Items listed in a dataset:

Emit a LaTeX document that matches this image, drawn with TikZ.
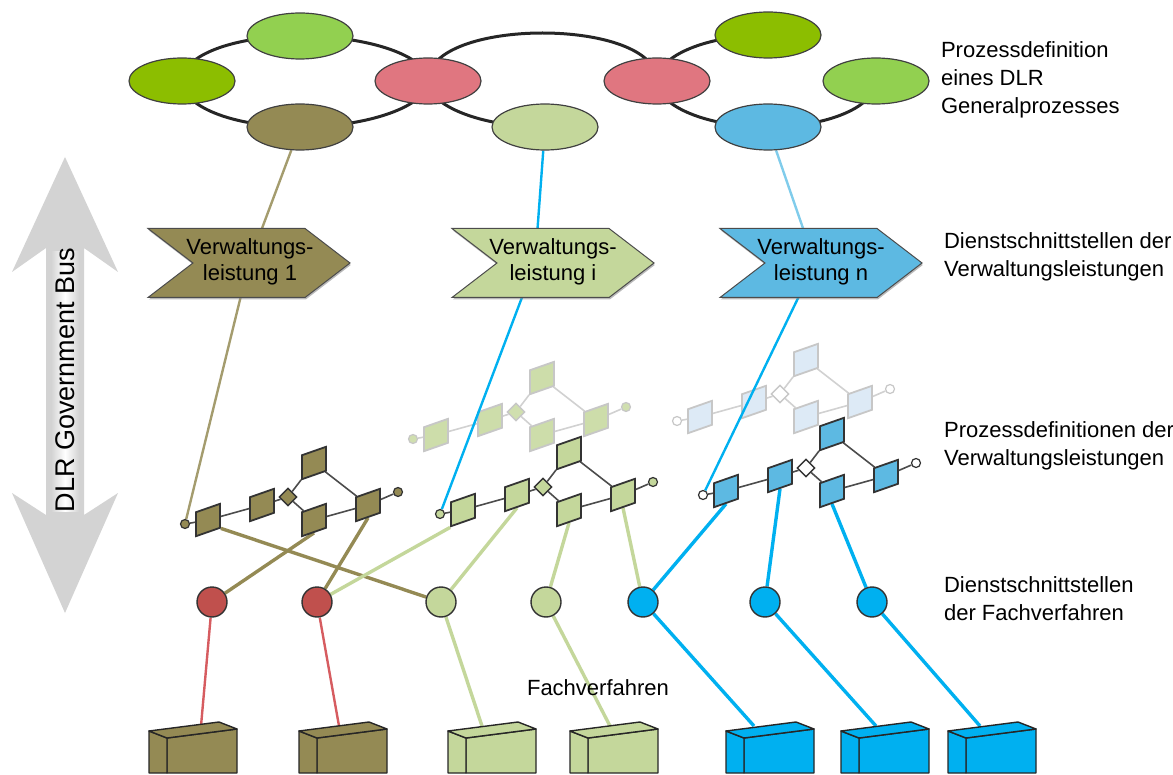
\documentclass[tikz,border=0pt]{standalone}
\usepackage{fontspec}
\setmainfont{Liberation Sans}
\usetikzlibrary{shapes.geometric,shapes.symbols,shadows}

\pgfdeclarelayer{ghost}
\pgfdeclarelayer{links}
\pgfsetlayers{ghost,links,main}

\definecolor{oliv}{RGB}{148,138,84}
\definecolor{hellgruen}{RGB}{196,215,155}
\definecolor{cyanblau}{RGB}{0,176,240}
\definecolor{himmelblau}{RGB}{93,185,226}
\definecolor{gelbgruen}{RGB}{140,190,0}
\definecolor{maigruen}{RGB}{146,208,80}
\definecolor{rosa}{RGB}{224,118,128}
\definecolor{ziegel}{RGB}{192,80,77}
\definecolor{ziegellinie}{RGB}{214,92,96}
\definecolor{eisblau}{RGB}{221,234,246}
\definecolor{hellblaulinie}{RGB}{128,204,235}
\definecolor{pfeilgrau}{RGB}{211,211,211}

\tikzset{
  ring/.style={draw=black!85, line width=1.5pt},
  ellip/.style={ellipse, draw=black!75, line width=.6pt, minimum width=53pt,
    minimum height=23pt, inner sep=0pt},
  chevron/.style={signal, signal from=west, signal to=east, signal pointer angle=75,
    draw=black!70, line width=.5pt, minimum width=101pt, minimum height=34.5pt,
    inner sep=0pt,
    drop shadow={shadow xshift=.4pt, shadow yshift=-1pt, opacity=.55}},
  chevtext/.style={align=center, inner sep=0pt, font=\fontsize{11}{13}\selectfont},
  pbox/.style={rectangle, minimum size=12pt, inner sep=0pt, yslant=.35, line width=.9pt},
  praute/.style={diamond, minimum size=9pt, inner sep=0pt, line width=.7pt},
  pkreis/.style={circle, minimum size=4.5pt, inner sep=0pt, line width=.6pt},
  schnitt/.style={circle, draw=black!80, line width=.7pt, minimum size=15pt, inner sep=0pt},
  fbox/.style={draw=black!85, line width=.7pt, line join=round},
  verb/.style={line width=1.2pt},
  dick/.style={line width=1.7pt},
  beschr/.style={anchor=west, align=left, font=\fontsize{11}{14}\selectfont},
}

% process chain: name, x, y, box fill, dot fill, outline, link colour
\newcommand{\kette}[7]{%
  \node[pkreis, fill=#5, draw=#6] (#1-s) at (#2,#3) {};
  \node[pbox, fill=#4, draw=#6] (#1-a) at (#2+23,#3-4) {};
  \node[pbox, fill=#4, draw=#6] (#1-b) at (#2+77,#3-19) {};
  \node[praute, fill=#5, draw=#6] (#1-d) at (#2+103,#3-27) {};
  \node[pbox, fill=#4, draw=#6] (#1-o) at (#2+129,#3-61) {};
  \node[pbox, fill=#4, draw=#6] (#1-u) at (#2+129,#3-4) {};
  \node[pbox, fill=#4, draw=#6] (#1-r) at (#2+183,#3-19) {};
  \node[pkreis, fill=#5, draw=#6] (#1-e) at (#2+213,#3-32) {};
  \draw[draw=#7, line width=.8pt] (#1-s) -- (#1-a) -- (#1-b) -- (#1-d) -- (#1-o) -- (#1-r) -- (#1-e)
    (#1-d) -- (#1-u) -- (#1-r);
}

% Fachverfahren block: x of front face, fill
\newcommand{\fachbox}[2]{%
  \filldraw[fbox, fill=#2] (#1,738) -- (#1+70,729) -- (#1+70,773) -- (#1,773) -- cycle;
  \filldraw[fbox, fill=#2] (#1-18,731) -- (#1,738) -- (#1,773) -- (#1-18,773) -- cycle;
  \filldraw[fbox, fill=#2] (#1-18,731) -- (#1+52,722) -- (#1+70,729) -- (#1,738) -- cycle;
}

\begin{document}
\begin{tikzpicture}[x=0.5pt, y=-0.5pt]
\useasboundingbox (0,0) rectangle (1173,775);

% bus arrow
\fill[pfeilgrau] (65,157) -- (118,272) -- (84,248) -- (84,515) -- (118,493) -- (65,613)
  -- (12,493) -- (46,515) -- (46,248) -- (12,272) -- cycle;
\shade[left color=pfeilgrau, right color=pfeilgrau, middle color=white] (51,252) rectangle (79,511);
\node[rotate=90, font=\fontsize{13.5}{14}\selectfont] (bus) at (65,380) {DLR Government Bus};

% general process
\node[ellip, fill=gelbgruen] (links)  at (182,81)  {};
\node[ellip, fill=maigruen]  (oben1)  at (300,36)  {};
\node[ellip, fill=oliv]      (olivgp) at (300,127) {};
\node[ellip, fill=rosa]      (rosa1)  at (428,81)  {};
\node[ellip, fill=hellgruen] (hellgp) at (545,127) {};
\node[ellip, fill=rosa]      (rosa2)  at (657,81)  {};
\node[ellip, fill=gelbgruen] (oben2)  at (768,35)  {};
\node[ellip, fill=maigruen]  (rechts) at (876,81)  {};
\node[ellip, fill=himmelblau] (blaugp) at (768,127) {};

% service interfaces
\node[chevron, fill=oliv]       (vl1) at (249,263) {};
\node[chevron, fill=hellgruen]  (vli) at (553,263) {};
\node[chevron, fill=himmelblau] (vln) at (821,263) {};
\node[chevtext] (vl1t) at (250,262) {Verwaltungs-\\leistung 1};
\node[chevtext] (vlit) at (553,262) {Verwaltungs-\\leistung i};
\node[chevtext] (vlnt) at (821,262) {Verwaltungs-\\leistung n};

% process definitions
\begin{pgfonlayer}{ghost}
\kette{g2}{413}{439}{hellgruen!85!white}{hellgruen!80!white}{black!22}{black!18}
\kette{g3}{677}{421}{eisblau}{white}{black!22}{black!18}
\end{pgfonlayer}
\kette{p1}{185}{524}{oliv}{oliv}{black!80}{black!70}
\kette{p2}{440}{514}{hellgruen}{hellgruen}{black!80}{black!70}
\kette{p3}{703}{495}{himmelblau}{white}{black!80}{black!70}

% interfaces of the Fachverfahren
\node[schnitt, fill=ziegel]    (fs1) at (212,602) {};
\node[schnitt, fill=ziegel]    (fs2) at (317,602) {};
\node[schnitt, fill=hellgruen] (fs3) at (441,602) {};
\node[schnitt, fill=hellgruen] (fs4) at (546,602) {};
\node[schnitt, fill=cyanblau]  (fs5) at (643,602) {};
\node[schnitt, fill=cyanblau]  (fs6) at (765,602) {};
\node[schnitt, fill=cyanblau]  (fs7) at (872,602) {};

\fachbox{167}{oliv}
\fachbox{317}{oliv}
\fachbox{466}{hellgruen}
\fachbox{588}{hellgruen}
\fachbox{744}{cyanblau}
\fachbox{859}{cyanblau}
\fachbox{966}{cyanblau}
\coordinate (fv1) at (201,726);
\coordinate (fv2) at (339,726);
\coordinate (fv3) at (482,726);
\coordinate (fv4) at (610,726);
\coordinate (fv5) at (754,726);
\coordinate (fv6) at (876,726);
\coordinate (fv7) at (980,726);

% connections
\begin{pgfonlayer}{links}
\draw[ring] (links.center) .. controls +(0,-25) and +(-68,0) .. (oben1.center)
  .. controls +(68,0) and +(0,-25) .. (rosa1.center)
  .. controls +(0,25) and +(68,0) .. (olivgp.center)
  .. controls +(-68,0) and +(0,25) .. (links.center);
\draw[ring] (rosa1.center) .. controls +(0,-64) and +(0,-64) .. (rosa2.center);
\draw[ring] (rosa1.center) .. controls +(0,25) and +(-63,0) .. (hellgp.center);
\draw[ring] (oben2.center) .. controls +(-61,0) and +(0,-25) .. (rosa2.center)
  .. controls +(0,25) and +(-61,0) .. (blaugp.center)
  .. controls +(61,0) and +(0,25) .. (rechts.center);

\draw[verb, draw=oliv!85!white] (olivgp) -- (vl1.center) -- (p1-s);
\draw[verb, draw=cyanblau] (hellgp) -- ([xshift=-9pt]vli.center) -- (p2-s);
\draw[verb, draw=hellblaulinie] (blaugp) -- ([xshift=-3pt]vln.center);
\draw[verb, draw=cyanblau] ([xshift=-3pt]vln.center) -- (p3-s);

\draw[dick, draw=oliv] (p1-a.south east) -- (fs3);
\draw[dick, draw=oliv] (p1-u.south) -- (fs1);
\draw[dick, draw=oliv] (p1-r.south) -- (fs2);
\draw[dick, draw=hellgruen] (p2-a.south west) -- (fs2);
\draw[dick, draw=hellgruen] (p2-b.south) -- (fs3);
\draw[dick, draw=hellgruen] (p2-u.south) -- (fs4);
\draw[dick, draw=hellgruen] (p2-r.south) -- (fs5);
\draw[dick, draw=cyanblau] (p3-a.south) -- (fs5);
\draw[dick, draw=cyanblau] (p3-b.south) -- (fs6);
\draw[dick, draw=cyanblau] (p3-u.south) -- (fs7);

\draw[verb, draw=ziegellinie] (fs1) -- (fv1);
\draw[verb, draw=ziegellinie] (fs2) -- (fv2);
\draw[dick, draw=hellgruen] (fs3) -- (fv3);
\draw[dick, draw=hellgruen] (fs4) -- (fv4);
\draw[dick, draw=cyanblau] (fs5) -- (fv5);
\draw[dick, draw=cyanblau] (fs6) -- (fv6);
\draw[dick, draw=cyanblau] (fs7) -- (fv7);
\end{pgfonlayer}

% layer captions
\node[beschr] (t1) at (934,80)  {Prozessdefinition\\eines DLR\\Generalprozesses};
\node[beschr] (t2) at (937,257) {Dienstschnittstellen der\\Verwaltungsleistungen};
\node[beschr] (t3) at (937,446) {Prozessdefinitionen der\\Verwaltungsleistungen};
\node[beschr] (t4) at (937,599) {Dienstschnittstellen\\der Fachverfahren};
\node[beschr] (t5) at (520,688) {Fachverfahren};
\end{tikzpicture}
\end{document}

==

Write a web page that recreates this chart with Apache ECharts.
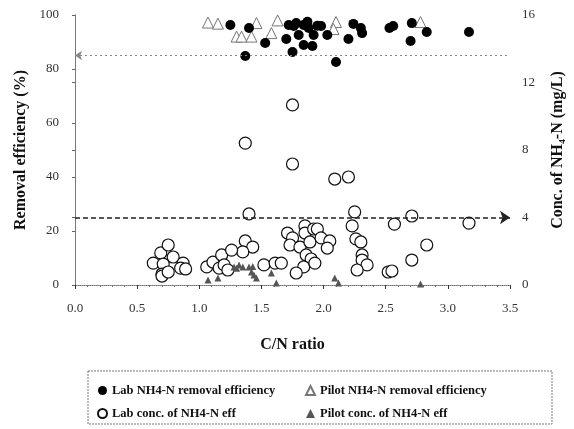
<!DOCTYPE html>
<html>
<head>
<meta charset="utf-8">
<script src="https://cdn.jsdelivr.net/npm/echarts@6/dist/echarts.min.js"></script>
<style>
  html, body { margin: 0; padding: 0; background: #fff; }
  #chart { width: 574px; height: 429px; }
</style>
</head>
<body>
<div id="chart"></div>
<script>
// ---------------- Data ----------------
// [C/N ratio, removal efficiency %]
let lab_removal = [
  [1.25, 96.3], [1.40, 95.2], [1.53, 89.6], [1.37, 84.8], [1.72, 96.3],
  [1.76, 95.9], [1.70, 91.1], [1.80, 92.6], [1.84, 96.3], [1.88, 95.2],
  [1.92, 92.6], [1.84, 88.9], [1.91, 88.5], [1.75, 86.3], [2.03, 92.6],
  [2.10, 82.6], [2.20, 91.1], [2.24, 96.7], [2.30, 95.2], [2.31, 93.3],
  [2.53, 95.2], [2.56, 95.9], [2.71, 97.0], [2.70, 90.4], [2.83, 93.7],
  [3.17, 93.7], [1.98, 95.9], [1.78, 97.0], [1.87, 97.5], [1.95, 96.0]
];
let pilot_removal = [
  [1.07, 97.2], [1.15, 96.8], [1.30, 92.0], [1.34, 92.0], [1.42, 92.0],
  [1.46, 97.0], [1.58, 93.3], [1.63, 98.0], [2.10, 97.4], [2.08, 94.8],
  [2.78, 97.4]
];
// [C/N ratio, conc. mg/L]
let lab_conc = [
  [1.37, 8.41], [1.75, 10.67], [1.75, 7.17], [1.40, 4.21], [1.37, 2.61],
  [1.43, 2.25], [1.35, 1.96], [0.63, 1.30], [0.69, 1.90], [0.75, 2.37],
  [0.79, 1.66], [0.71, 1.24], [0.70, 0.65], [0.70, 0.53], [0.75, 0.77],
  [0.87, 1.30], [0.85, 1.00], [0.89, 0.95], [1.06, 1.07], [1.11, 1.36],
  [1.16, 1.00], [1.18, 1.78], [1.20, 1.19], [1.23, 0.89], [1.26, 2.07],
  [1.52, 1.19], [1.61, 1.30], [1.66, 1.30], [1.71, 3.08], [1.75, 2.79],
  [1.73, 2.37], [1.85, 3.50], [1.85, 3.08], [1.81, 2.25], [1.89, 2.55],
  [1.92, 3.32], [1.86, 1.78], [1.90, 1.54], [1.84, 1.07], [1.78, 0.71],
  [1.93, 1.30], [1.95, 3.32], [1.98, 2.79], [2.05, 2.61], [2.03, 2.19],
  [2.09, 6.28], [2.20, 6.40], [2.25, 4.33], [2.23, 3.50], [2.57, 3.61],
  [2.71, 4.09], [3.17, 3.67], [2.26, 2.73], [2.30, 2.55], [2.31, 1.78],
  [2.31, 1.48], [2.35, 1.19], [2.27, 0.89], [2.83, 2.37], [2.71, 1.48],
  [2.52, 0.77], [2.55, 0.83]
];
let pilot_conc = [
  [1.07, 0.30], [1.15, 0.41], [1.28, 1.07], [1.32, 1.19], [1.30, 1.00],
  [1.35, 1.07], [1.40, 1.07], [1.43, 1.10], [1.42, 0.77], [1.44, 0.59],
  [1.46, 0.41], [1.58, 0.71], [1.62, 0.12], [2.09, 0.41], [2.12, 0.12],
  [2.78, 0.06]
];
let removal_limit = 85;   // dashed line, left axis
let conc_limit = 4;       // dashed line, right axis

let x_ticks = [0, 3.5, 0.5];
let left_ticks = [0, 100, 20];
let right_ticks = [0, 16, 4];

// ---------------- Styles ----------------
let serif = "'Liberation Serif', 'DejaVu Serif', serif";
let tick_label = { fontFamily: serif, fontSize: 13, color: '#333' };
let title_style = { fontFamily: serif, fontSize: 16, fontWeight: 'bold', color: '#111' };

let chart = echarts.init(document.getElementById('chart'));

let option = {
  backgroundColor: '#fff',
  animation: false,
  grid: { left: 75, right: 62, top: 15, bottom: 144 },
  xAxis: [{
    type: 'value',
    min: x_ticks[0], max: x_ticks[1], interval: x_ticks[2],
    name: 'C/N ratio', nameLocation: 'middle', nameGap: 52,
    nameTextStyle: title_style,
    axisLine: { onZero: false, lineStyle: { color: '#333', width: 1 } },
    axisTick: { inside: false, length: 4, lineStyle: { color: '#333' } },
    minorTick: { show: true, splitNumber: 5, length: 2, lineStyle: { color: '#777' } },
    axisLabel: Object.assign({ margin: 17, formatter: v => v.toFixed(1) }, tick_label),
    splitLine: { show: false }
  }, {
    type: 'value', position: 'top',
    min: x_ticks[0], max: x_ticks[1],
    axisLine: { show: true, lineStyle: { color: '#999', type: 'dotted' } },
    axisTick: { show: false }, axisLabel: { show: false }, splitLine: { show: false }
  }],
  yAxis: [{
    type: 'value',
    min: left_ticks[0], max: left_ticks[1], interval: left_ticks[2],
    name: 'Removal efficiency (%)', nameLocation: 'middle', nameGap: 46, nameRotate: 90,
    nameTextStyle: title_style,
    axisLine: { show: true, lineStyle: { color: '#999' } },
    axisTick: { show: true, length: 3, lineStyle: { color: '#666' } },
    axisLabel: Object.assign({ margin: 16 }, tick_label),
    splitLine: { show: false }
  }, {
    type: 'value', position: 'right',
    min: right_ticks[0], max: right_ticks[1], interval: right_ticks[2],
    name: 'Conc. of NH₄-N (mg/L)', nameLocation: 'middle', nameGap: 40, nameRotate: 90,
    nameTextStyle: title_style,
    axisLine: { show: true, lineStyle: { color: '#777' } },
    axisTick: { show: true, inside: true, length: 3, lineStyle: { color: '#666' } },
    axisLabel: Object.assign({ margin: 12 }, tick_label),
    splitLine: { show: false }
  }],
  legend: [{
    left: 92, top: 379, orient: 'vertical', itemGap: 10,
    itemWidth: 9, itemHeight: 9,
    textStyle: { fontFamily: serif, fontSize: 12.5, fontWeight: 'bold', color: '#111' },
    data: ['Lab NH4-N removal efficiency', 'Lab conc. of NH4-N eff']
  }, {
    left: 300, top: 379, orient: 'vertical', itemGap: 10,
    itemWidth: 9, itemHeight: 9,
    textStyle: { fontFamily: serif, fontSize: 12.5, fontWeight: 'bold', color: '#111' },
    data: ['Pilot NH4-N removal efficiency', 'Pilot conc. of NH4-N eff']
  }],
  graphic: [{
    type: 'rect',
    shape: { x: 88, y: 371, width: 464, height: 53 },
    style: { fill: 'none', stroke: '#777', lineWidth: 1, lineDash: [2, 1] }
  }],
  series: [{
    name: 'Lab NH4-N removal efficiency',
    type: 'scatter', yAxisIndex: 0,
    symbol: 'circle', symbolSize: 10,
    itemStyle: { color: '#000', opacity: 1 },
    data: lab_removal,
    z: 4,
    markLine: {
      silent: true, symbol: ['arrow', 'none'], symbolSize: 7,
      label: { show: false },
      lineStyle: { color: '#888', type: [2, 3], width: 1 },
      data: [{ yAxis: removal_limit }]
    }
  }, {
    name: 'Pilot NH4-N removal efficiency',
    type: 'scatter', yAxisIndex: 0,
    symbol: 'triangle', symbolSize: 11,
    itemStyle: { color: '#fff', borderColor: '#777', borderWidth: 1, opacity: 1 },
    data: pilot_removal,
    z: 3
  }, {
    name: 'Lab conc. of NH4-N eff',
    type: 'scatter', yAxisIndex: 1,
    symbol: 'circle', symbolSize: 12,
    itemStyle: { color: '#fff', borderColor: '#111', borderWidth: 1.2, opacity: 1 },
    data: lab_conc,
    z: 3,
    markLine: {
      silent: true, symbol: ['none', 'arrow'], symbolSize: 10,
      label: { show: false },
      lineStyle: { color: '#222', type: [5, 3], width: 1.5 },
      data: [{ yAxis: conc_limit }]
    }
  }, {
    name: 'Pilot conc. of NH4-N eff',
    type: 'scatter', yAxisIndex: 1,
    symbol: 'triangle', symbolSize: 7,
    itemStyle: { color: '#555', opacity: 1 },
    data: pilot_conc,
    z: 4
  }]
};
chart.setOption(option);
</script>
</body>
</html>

==

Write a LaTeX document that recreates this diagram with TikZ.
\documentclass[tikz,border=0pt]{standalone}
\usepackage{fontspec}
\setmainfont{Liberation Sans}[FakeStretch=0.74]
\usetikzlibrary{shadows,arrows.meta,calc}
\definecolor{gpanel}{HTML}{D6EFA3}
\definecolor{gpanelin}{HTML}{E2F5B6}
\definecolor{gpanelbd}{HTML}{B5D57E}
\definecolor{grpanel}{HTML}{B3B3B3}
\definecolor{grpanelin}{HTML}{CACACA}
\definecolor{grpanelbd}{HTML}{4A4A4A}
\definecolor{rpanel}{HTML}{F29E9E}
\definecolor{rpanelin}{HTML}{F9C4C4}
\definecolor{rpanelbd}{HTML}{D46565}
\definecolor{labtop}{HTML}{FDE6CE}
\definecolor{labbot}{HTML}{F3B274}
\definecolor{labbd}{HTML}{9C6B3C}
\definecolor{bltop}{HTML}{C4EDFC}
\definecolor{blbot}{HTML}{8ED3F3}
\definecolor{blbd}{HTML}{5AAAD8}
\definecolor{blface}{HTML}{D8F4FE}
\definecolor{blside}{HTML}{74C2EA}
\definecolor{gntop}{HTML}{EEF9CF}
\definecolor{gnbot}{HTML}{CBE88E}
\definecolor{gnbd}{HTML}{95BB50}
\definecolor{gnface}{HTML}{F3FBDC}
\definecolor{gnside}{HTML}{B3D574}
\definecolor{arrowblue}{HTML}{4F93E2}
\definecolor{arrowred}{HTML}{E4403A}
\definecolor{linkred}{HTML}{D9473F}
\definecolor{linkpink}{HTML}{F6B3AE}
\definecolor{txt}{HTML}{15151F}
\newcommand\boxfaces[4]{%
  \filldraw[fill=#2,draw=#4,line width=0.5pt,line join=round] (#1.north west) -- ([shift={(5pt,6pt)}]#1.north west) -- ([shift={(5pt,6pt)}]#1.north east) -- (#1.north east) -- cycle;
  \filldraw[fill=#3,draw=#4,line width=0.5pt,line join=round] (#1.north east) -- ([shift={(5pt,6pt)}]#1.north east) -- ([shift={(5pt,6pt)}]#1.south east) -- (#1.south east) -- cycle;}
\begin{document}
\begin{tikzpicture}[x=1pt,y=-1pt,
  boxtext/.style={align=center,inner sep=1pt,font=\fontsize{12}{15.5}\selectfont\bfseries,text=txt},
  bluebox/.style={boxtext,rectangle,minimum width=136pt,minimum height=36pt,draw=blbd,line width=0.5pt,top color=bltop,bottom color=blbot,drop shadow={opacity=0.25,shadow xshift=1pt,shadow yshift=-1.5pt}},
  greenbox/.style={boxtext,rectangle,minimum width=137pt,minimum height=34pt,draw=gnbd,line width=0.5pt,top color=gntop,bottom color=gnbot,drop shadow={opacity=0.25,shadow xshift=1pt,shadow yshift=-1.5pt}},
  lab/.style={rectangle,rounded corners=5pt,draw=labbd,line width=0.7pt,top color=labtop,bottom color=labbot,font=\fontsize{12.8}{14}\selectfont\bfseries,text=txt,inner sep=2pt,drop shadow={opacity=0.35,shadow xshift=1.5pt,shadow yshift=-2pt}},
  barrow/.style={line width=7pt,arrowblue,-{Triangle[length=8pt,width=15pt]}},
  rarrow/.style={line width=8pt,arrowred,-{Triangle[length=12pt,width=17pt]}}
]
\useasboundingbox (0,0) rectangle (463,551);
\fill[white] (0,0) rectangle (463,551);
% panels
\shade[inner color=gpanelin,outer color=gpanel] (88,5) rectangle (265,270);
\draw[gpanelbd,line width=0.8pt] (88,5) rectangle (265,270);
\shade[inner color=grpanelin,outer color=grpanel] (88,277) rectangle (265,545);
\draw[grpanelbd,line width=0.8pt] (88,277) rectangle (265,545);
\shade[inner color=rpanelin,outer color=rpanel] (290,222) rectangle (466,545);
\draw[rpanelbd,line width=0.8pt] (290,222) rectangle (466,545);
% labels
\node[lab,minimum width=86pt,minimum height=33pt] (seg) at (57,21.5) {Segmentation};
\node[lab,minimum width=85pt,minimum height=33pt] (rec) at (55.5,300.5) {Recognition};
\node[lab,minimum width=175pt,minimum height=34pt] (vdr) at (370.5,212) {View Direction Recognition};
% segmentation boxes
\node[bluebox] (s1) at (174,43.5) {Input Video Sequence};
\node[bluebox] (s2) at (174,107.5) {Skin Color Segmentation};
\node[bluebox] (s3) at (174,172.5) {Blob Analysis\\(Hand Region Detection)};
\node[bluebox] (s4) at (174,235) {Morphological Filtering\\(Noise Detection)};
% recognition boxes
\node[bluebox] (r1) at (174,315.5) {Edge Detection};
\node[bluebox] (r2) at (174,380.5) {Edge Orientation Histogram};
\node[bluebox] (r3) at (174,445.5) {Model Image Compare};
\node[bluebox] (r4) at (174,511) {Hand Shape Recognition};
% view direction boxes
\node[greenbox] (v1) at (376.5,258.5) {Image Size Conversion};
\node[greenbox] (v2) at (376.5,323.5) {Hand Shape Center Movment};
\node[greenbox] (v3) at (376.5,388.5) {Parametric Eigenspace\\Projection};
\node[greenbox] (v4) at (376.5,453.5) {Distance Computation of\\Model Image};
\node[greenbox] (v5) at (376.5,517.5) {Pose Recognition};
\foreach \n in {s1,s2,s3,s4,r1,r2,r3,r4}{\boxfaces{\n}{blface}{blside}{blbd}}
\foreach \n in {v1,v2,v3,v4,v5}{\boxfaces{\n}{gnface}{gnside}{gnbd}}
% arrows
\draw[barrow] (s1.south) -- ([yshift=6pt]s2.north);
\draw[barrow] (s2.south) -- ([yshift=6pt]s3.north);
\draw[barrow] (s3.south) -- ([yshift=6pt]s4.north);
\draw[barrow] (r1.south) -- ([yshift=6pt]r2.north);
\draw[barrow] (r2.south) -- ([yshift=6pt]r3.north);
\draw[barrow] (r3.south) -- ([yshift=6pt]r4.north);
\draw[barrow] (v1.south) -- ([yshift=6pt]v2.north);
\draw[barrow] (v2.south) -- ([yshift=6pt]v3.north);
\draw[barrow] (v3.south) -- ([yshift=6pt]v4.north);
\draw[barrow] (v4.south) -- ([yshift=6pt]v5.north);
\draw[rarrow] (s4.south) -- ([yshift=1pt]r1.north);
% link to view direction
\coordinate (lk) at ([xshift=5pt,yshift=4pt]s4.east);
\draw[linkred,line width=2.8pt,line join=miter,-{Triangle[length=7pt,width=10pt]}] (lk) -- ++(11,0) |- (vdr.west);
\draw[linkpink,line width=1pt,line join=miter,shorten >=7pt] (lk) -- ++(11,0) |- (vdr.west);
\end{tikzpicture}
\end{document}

▶ _Aim of the exercise_: Say how many lines have the string "that" in them, offering no words beyond the number.

▶ _Completed task_: 3